I did all of them except for communications. No offense, Uhura, but I did not go to Starfleet Academy to talk (though your role got way better in the reboots, thanks, J.J.). No, I went to shoot stuff, try to heal a Klingon and try the fucking Kobayashi Maru.
And I got to do all that stuff. The assessments straddled the obvious and full-on dorkbait in a way that kept me pretty much giddily entertained for an hour (the ticketed show is intended to take about that long and costs $25 for an adult nonmember). At some point, I turned to Danny and asked, “Is Kronos in the Alpha Quadrant?” He thought about it for a second. “I don’t think it is.” I thought about it. “Well, Bajor, Earth and Cardassia definitely are, so it must be Kronos that isn’t.” But I was also thinking, “Hmm, wasn’t Kronos destroyed by the time TNG began?” And that’s why they just call the Klingon homeworld “the Klingon homeworld” later in the timeline, right? And I was happy. This is why I came.
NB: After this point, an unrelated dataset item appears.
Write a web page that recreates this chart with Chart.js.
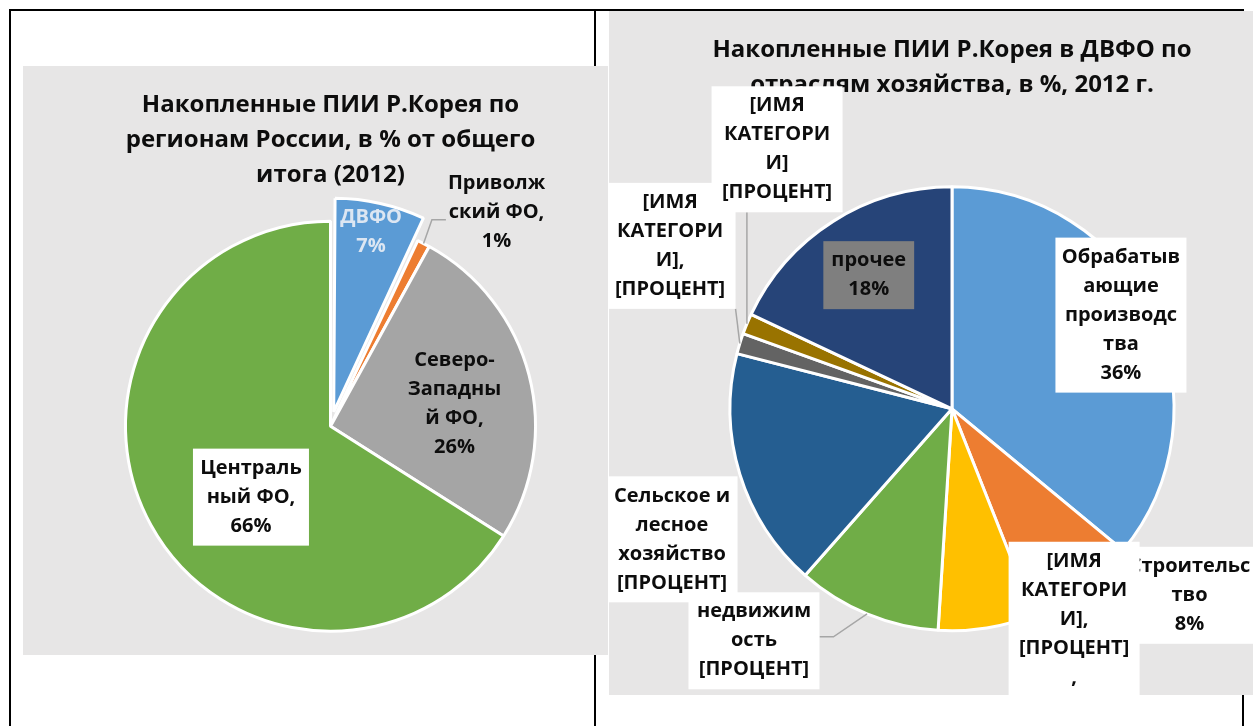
<!DOCTYPE html>
<html>
<head>
<meta charset="utf-8">
<script src="https://cdn.jsdelivr.net/npm/chart.js@4.4.1/dist/chart.umd.min.js"></script>
<style>
body { margin: 0; width: 1253px; height: 726px; background: #fff; position: relative; overflow: hidden; }
.rule { position: absolute; background: #000; }
.panel { position: absolute; background: #E7E6E6; }
</style>
</head>
<body>
<div class="rule" style="left:9px;top:9px;width:1235px;height:2px"></div>
<div class="rule" style="left:9px;top:9px;width:2px;height:717px"></div>
<div class="rule" style="left:594px;top:9px;width:2px;height:717px"></div>
<div class="rule" style="left:1242px;top:9px;width:2px;height:717px"></div>
<div class="panel" style="left:23px;top:66px;width:585px;height:589px"><canvas id="regions-pie"></canvas></div>
<div class="panel" style="left:609px;top:11px;width:644px;height:684px"><canvas id="sectors-pie"></canvas></div>
<script>
const FONT = "'Open Sans', 'DejaVu Sans', sans-serif";

// left chart: by region
const regionNames = ['ДВФО', 'Приволжский ФО', 'Северо-Западный ФО', 'Центральный ФО'];
const regionValues = [7, 1, 26, 66];
const regionColors = ['#5B9BD5', '#ED7D31', '#A5A5A5', '#70AD47'];
const regionLabelLines = [
    ['ДВФО', '{p}'],
    ['Приволж', 'ский ФО,', '{p}'],
    ['Северо-', 'Западны', 'й ФО,', '{p}'],
    ['Централь', 'ный ФО,', '{p}']
];

// right chart: by industry
const sectorNames = ['Обрабатывающие производства', 'Строительство', '[ИМЯ КАТЕГОРИИ]', 'недвижимость',
    'Сельское и лесное хозяйство', '[ИМЯ КАТЕГОРИИ]', '[ИМЯ КАТЕГОРИИ]', 'прочее'];
const sectorValues = [36, 8, 7, 10.5, 17.5, 1.5, 1.5, 18];
const sectorColors = ['#5B9BD5', '#ED7D31', '#FFC000', '#70AD47', '#255E91', '#636363', '#997300', '#264478'];
const sectorLabelLines = [
    ['Обрабатыв', 'ающие', 'производс', 'тва', '{p}'],
    ['Строительс', 'тво', '{p}'],
    ['[ИМЯ', 'КАТЕГОРИ', 'И],', '[ПРОЦЕНТ]', ','],
    ['недвижим', 'ость', '[ПРОЦЕНТ]'],
    ['Сельское и', 'лесное', 'хозяйство', '[ПРОЦЕНТ]'],
    ['[ИМЯ', 'КАТЕГОРИ', 'И],', '[ПРОЦЕНТ]'],
    ['[ИМЯ', 'КАТЕГОРИ', 'И]', '[ПРОЦЕНТ]'],
    ['прочее', '{p}']
];

// draws the data labels, leader lines and label boxes
const sliceLabels = {
    id: 'sliceLabels',
    afterDatasetsDraw(chart, args, opts) {
        const ctx = chart.ctx;
        const arcs = chart.getDatasetMeta(0).data;
        const values = chart.data.datasets[0].data;
        ctx.save();
        ctx.font = `bold ${opts.size}px ${FONT}`;
        ctx.textAlign = 'center';
        ctx.textBaseline = 'middle';
        arcs.forEach((arc, i) => {
            const spec = opts.items[i];
            const lines = opts.text[i].map(l => l.replace('{p}', Math.round(values[i]) + '%'));
            const {x, y, outerRadius: r, startAngle, endAngle} =
                arc.getProps(['x', 'y', 'outerRadius', 'startAngle', 'endAngle'], true);
            const cx = x + spec.rx * r;
            const cy = y + spec.ry * r;
            const textW = Math.max(...lines.map(l => ctx.measureText(l).width));
            const w = spec.w || textW + 16;
            const h = lines.length * opts.lineHeight + 10;
            const left = cx - w / 2, top = cy - h / 2;

            if (spec.leader) {
                const mid = (startAngle + endAngle) / 2;
                const px = x + r * Math.cos(mid), py = y + r * Math.sin(mid);
                ctx.strokeStyle = '#A6A6A6';
                ctx.lineWidth = 1.5;
                ctx.beginPath();
                ctx.moveTo(px, py);
                if (spec.leader.side) {
                    const edgeW = spec.box ? w : textW + 4;
                    const ex = spec.leader.side === 'left' ? cx - edgeW / 2 : cx + edgeW / 2;
                    const dir = spec.leader.side === 'left' ? -1 : 1;
                    const ey = cy + spec.leader.dy;
                    ctx.lineTo(ex + dir * 14, ey);
                    ctx.lineTo(ex, ey);
                } else {
                    ctx.lineTo(Math.min(Math.max(px, left), left + w), Math.min(Math.max(py, top), top + h));
                }
                ctx.stroke();
            }
            if (spec.box) {
                ctx.fillStyle = spec.box;
                ctx.fillRect(left, top, w, h);
            }
            ctx.fillStyle = spec.color || '#0D0D0D';
            lines.forEach((l, k) => ctx.fillText(l, cx, top + 5 + opts.lineHeight * (k + 0.5)));
        });
        ctx.restore();
    }
};

const titleOpts = (text, bottom) => ({
    display: true,
    text: text,
    color: '#0D0D0D',
    fullSize: false,
    font: { family: FONT, size: 24, weight: 'bold', lineHeight: 1.45 },
    padding: { top: 22, bottom: bottom }
});

new Chart(document.getElementById('regions-pie'), {
    type: 'pie',
    data: {
        labels: regionNames,
        datasets: [{
            data: regionValues,
            backgroundColor: regionColors,
            borderColor: '#fff',
            borderWidth: 3,
            // Chart.js scales the offset down for narrow slices, ~59 gives a ~23px pull-out here
            offset: [59, 0, 0, 0],
            clip: false
        }]
    },
    options: {
        responsive: true,
        maintainAspectRatio: false,
        animation: false,
        radius: 205,
        layout: { padding: { left: 30, right: 0, top: 0, bottom: 5 } },
        plugins: {
            legend: { display: false },
            tooltip: { enabled: false },
            title: titleOpts(['Накопленные ПИИ Р.Корея по', 'регионам России, в % от общего', 'итога (2012)'], 10),
            sliceLabels: {
                size: 20,
                lineHeight: 29,
                text: regionLabelLines,
                items: [
                    { rx: 0.198, ry: -0.946, color: '#DCE6F2' },
                    { rx: 0.81, ry: -1.041, leader: { side: 'left', dy: 7 } },
                    { rx: 0.605, ry: -0.107 },
                    { rx: -0.388, ry: 0.346, box: '#fff', w: 116 }
                ]
            }
        }
    },
    plugins: [sliceLabels]
});

new Chart(document.getElementById('sectors-pie'), {
    type: 'pie',
    data: {
        labels: sectorNames,
        datasets: [{
            data: sectorValues,
            backgroundColor: sectorColors,
            borderColor: '#fff',
            borderWidth: 3
        }]
    },
    options: {
        responsive: true,
        maintainAspectRatio: false,
        animation: false,
        radius: 222,
        layout: { padding: { left: 42, right: 0, top: 0, bottom: 0 } },
        plugins: {
            legend: { display: false },
            tooltip: { enabled: false },
            title: titleOpts(['Накопленные ПИИ Р.Корея в ДВФО по', 'отраслям хозяйства, в %, 2012 г.'], 20),
            sliceLabels: {
                size: 20,
                lineHeight: 29,
                text: sectorLabelLines,
                items: [
                    { rx: 0.761, ry: -0.422, box: '#fff', w: 131 },
                    { rx: 1.07, ry: 0.84, box: '#fff', w: 131 },
                    { rx: 0.55, ry: 0.948, box: '#fff', w: 131 },
                    { rx: -0.892, ry: 1.045, box: '#fff', w: 131, leader: { side: 'right', dy: -4 } },
                    { rx: -1.261, ry: 0.588, box: '#fff', w: 131 },
                    { rx: -1.27, ry: -0.734, box: '#fff', w: 131, leader: {} },
                    { rx: -0.788, ry: -1.169, box: '#fff', w: 131, leader: {} },
                    { rx: -0.375, ry: -0.602, box: '#7F7F7F' }
                ]
            }
        }
    },
    plugins: [sliceLabels]
});
</script>
</body>
</html>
At the medical station, where the security guard implored Spanish tourists to scan with their tricorders more slowly, I properly diagnosed a Klingon with heart arrhythmia and was pleased to see he had the anatomically correct eight-chambered heart.
Fun, sure, but I never had the stomach for medicine, even if the 24th-century version is a lot cleaner.
I was secretly hoping that Career Day would find me suitable for command or tactical. I was trying to answer the questions as though I were the dude who has been my moral compass in many a fraught interpersonal situation, and who I definitely prefer to my “real dad”: Jean-Luc Picard.
I made Danny do the navigational station for me, so I maybe kind of cheated, but in the end it told me I was supposed to work in Engineering. Go figure. I can’t so much as subtract without a calculator, but maybe I threw things off by having Danny plot that course. I will admit that my phaser aiming skills were quite lacking, so I suppose tactical wasn’t ever in the cards. But I did kind of desperately want to be told that I’m captain material. Like how you think you don’t care which Game of Thrones character you are in bed, but you know if the quiz tells you Edmure Tully, you will probably cut yourself later.
As Danny and I strolled through the exhibit, which largely consists of pieces from the personal collection of Martin Netter, we chatted about which episodes were our favorites and admitted that DS9 was our favorite show, despite generally being accepted as the black sheep of the five. We talked about Ronald D. Moore, who wrote some of the best Battlestar episodes, including one that won the Hugo Award, and cut his teeth working on TNG and blossomed as a writer and producer on DS9, where you can see some of the ideas he later became obsessed with sort of scattered around, especially in the later episodes. Danny seemed to think this was so obvious, I didn’t even need to mention it. We talked about which kinds of episodes are our favorites. (His are Q episodes; mine are Klingon politics.)
Many of the pieces Netter owns came from auctions and Star Trek conventions, and the TNG pieces look laughably dated—but in a sweet way. You can probably see where an intern painted the NCC-1701 onto the side of something. And sure, having a borg implant Photoshopped onto my face or getting “transported,” digitally, are schlocky and silly. I didn’t buy the lava lamp that has a Klingon Bird of Prey floating in it from the gift shop, though I wanted the Star Trek Trivial Pursuit cards very badly.
But that wasn’t the point, for me, at all. Commercial or otherwise, silly or earnest, what brought me to the exhibit was a chance to see, hear and talk about this show that made my childhood appreciably better. I got that, and I got to spend an hour away from 2016—and its terrorism, unfettered capitalism and police brutality—in the 24th century. It made me—momentarily—excited about the future. That’s really hard to do.